* Information given *
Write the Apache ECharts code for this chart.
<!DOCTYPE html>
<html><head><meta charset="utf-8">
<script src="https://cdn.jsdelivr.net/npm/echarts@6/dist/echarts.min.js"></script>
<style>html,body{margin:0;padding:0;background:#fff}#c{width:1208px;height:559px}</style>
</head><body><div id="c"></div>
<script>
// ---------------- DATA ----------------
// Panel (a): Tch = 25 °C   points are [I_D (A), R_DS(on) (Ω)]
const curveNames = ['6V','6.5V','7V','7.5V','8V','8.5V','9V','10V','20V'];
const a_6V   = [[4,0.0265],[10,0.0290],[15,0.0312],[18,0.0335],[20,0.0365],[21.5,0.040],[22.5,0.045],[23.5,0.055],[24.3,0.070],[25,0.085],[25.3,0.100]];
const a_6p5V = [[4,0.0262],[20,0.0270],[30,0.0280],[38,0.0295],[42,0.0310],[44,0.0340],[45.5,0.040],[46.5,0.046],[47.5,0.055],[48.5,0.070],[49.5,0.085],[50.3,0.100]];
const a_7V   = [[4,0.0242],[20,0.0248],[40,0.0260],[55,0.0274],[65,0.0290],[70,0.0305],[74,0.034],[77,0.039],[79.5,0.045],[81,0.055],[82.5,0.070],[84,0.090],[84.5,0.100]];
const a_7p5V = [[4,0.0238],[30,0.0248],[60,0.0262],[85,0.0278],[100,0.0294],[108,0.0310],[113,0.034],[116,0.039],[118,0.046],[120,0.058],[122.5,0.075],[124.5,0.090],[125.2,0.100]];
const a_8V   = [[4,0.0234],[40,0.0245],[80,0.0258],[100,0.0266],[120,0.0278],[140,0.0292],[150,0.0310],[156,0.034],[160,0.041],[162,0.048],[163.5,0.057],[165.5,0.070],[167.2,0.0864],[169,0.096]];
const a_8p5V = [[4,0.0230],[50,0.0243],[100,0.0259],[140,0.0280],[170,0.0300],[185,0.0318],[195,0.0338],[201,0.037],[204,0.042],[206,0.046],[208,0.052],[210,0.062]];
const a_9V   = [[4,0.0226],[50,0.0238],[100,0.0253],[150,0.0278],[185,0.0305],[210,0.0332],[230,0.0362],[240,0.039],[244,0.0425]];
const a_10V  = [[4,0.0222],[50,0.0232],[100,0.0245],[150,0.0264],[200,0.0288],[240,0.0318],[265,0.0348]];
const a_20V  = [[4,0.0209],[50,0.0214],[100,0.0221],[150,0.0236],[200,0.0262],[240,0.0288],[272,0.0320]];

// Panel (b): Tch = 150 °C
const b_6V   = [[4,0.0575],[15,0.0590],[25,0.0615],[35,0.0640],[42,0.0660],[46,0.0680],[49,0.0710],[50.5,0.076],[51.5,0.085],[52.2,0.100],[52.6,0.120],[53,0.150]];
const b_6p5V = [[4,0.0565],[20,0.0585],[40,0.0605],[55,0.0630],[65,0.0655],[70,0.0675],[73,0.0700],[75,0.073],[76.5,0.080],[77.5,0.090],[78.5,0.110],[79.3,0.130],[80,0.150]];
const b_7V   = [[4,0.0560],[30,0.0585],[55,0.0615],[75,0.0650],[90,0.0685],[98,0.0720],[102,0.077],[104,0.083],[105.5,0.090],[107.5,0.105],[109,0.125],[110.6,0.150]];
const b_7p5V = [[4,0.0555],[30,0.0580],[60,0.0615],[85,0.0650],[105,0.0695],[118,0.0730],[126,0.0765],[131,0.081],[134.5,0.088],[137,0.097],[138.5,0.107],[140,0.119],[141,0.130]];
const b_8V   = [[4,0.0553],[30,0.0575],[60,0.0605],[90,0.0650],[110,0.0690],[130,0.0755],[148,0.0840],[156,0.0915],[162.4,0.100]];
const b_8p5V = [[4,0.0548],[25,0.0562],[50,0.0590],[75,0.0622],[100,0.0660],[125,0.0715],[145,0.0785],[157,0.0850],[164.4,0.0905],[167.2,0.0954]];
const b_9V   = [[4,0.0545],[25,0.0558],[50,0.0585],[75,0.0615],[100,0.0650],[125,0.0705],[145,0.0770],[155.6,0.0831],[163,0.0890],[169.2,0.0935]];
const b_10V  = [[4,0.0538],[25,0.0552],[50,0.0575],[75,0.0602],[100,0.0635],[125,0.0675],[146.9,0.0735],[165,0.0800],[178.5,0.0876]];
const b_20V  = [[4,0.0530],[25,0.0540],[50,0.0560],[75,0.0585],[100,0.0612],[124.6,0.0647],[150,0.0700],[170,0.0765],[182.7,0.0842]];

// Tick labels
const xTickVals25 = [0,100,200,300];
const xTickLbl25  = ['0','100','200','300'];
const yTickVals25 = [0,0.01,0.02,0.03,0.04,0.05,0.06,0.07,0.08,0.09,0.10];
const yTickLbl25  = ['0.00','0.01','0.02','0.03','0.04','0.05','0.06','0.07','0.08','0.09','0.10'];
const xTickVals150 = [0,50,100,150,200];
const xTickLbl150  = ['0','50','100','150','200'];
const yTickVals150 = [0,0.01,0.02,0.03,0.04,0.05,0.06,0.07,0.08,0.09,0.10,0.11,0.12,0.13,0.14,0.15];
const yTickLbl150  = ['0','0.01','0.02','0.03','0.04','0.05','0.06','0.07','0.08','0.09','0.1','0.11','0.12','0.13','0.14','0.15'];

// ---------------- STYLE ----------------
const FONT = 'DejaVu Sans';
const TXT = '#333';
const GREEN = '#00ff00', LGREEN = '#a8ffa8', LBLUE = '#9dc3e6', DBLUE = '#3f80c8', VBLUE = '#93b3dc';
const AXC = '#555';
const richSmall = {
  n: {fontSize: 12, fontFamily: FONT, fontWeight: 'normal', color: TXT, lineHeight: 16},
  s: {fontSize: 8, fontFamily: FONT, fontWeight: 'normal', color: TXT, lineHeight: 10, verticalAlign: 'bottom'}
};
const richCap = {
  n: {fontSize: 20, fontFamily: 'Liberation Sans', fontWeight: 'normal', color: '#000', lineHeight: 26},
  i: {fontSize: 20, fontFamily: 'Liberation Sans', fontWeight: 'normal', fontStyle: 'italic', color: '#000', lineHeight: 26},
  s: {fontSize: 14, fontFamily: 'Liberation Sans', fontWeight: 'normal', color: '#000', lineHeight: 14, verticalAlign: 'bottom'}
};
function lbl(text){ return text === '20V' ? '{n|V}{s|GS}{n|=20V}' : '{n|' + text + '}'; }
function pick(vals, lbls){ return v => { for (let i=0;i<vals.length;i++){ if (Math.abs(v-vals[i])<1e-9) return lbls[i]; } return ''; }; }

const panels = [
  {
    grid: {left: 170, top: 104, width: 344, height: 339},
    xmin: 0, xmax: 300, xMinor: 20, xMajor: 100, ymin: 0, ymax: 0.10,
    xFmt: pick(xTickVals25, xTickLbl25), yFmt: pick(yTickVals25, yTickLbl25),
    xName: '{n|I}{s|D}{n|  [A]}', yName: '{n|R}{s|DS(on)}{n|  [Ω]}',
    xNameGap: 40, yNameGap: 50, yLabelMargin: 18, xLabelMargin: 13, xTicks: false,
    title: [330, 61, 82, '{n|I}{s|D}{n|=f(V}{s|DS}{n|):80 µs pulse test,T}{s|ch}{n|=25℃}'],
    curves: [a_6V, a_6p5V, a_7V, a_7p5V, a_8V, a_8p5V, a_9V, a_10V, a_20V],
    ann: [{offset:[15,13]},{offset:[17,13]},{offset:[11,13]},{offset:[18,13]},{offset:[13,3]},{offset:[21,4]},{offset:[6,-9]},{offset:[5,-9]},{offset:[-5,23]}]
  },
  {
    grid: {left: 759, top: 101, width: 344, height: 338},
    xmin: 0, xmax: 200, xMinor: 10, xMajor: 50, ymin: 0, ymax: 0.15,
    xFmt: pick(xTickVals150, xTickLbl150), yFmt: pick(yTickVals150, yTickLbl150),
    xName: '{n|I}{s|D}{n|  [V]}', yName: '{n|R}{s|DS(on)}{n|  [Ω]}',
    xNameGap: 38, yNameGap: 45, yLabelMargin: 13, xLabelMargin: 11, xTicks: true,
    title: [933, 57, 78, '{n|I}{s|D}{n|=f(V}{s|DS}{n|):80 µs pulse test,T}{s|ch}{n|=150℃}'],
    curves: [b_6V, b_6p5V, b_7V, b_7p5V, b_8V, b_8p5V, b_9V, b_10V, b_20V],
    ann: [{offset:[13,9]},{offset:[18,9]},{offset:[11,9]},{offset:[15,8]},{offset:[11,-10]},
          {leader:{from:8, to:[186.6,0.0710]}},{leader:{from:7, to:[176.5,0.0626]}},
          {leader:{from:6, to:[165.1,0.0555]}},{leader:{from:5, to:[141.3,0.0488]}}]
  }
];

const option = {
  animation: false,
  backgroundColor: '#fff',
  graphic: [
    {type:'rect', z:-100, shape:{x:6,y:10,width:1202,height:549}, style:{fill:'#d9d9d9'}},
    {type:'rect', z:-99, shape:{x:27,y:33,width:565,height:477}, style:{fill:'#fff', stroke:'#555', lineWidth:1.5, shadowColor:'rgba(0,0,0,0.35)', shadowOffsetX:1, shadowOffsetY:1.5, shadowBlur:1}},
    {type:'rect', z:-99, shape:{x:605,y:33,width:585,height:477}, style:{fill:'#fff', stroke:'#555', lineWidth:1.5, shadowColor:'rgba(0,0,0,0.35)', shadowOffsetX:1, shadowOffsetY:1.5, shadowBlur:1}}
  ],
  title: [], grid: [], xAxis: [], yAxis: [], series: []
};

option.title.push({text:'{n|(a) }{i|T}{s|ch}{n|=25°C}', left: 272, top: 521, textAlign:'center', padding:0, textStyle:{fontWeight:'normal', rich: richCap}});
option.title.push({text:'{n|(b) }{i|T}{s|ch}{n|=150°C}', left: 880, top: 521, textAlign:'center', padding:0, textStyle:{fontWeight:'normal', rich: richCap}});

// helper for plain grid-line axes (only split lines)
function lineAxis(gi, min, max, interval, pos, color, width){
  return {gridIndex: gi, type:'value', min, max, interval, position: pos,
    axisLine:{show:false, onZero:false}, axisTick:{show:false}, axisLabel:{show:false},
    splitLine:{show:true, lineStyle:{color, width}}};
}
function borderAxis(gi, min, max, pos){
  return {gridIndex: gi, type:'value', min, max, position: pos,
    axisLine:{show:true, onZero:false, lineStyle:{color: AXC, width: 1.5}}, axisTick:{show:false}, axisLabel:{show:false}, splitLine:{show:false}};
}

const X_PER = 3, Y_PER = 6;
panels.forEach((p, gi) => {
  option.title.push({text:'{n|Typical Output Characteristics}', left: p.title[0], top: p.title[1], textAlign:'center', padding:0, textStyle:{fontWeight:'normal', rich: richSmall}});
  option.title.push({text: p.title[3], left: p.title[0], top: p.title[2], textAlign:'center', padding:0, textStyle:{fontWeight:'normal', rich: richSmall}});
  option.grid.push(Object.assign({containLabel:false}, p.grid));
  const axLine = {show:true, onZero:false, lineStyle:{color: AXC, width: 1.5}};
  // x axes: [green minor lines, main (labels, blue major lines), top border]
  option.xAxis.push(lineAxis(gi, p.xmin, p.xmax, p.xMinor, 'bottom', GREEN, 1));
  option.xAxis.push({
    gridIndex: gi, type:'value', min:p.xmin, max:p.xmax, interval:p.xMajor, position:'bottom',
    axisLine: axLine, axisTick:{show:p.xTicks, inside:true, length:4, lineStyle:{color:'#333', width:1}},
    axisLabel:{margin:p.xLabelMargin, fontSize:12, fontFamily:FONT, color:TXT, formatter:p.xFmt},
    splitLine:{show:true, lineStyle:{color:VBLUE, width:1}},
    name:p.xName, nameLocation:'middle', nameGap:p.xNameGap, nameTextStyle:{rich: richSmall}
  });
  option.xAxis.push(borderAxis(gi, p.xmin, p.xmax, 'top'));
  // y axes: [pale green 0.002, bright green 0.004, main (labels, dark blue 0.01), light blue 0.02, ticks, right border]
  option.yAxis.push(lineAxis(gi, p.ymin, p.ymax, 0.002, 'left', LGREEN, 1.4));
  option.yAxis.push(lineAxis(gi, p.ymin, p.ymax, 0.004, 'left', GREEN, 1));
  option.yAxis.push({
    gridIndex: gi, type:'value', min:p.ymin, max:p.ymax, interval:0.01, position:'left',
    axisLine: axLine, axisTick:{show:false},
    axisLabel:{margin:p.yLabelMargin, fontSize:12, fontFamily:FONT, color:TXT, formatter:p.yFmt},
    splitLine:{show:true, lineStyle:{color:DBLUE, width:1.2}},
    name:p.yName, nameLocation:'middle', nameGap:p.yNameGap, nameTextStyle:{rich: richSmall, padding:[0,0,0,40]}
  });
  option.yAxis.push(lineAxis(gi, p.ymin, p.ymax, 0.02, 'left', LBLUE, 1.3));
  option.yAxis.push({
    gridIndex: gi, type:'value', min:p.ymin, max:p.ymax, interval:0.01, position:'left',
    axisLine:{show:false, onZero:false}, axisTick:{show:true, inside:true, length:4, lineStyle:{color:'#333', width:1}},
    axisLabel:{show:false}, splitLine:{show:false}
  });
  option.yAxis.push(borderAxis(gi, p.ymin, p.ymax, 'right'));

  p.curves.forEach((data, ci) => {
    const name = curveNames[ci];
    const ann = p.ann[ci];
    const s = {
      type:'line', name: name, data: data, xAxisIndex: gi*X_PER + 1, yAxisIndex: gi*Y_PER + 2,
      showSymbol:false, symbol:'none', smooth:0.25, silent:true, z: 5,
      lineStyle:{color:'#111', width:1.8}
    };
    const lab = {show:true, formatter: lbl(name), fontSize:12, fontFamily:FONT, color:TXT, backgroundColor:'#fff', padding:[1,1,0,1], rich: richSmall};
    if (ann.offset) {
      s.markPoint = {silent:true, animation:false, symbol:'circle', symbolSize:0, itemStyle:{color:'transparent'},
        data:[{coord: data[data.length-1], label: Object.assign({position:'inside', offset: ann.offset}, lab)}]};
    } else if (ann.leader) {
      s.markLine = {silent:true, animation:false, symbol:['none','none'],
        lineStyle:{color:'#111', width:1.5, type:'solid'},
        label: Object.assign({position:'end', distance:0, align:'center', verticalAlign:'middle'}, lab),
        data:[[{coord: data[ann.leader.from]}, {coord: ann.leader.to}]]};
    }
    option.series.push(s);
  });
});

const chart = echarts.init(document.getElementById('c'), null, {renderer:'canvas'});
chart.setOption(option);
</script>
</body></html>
...
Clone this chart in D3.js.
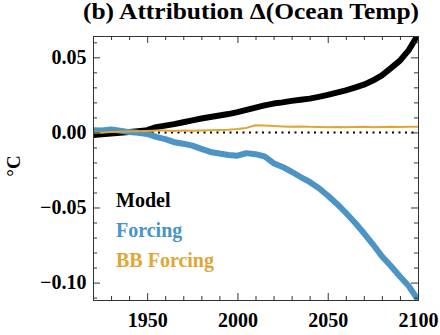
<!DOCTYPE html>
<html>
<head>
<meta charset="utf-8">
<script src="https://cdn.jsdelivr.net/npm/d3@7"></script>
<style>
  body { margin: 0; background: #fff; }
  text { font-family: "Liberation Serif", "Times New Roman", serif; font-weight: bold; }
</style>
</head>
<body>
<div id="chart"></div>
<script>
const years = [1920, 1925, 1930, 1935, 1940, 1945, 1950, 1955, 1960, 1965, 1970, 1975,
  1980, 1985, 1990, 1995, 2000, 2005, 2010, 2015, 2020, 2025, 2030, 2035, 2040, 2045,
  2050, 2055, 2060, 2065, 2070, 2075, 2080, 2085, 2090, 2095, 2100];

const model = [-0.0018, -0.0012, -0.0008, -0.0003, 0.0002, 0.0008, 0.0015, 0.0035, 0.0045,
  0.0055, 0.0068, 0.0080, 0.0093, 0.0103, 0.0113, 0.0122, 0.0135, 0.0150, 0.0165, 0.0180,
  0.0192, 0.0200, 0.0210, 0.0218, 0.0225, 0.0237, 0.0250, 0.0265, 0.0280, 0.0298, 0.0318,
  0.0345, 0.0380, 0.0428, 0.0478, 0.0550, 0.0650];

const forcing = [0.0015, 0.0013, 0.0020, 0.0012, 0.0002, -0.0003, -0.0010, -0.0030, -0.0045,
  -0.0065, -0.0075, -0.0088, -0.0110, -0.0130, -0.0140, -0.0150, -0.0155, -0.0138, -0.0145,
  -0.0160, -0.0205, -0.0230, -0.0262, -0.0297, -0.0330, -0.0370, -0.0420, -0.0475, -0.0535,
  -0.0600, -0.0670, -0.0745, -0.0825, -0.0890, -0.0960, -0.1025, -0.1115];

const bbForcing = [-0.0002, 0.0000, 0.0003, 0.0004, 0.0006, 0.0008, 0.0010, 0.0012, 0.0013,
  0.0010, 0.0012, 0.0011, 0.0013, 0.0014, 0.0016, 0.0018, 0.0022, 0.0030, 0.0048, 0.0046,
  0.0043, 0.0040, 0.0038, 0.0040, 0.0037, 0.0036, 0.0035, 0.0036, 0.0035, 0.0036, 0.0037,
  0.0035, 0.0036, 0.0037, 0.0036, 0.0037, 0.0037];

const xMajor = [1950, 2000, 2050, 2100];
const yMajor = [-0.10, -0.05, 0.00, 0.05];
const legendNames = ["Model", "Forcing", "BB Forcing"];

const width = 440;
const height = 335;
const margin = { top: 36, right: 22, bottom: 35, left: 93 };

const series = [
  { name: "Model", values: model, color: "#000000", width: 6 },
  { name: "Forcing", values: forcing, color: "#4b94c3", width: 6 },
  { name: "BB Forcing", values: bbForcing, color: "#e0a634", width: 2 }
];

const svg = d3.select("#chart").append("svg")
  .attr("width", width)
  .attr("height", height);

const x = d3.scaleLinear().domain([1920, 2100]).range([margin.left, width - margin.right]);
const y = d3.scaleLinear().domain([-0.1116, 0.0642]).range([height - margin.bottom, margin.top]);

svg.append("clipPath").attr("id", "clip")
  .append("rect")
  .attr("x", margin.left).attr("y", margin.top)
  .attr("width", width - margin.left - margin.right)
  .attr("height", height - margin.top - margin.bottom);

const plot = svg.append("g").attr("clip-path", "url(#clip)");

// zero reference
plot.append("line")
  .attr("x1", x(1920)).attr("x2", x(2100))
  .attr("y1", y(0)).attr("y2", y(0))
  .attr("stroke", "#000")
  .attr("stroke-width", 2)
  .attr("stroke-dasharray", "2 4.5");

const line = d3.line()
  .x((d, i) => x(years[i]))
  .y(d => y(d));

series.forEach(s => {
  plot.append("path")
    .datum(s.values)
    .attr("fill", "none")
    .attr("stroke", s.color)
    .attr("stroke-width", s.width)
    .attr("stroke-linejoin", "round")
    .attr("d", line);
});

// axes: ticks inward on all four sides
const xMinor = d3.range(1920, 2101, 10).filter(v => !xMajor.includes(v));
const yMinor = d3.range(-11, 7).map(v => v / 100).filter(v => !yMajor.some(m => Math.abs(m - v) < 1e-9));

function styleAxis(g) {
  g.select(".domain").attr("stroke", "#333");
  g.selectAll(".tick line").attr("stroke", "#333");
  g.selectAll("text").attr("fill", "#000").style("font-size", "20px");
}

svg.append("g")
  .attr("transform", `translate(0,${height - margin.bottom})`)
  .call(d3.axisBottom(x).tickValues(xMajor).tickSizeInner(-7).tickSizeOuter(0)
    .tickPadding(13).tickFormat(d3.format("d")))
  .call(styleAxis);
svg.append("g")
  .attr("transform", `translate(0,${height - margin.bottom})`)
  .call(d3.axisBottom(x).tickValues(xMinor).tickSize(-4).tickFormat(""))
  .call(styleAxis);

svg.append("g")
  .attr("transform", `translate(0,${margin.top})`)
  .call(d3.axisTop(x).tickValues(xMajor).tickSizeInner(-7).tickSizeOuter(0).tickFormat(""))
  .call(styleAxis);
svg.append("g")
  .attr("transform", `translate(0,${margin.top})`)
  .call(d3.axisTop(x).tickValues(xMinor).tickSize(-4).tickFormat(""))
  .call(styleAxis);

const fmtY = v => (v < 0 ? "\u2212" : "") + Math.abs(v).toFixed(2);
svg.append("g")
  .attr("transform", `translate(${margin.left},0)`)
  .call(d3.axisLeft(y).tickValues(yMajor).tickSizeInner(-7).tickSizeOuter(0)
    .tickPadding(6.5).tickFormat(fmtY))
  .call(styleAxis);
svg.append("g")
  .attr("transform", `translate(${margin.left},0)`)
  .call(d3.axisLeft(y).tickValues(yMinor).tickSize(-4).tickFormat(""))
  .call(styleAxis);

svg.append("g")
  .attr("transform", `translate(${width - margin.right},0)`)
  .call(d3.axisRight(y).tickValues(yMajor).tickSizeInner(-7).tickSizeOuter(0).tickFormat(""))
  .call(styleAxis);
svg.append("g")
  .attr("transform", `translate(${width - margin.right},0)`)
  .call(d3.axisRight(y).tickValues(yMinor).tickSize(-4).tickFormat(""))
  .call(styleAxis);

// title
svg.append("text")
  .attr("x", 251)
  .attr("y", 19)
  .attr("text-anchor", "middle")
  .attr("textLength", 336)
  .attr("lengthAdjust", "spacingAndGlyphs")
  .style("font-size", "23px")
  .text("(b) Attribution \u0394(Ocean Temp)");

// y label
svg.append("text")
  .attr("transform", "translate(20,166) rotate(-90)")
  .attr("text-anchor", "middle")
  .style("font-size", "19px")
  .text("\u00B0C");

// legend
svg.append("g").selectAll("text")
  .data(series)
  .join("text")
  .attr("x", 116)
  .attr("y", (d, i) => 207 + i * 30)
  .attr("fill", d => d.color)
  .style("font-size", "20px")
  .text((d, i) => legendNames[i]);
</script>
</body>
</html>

* Your objective *
Restate word for word the part that opens with the line containing "Clone this chart in D3.js." and closes with the line containing "2090, 2095, 2100];", both ends included, and nothing else. Omit any images.

* Problem solution *
Clone this chart in D3.js.
<!DOCTYPE html>
<html>
<head>
<meta charset="utf-8">
<script src="https://cdn.jsdelivr.net/npm/d3@7"></script>
<style>
  body { margin: 0; background: #fff; }
  text { font-family: "Liberation Serif", "Times New Roman", serif; font-weight: bold; }
</style>
</head>
<body>
<div id="chart"></div>
<script>
const years = [1920, 1925, 1930, 1935, 1940, 1945, 1950, 1955, 1960, 1965, 1970, 1975,
  1980, 1985, 1990, 1995, 2000, 2005, 2010, 2015, 2020, 2025, 2030, 2035, 2040, 2045,
  2050, 2055, 2060, 2065, 2070, 2075, 2080, 2085, 2090, 2095, 2100];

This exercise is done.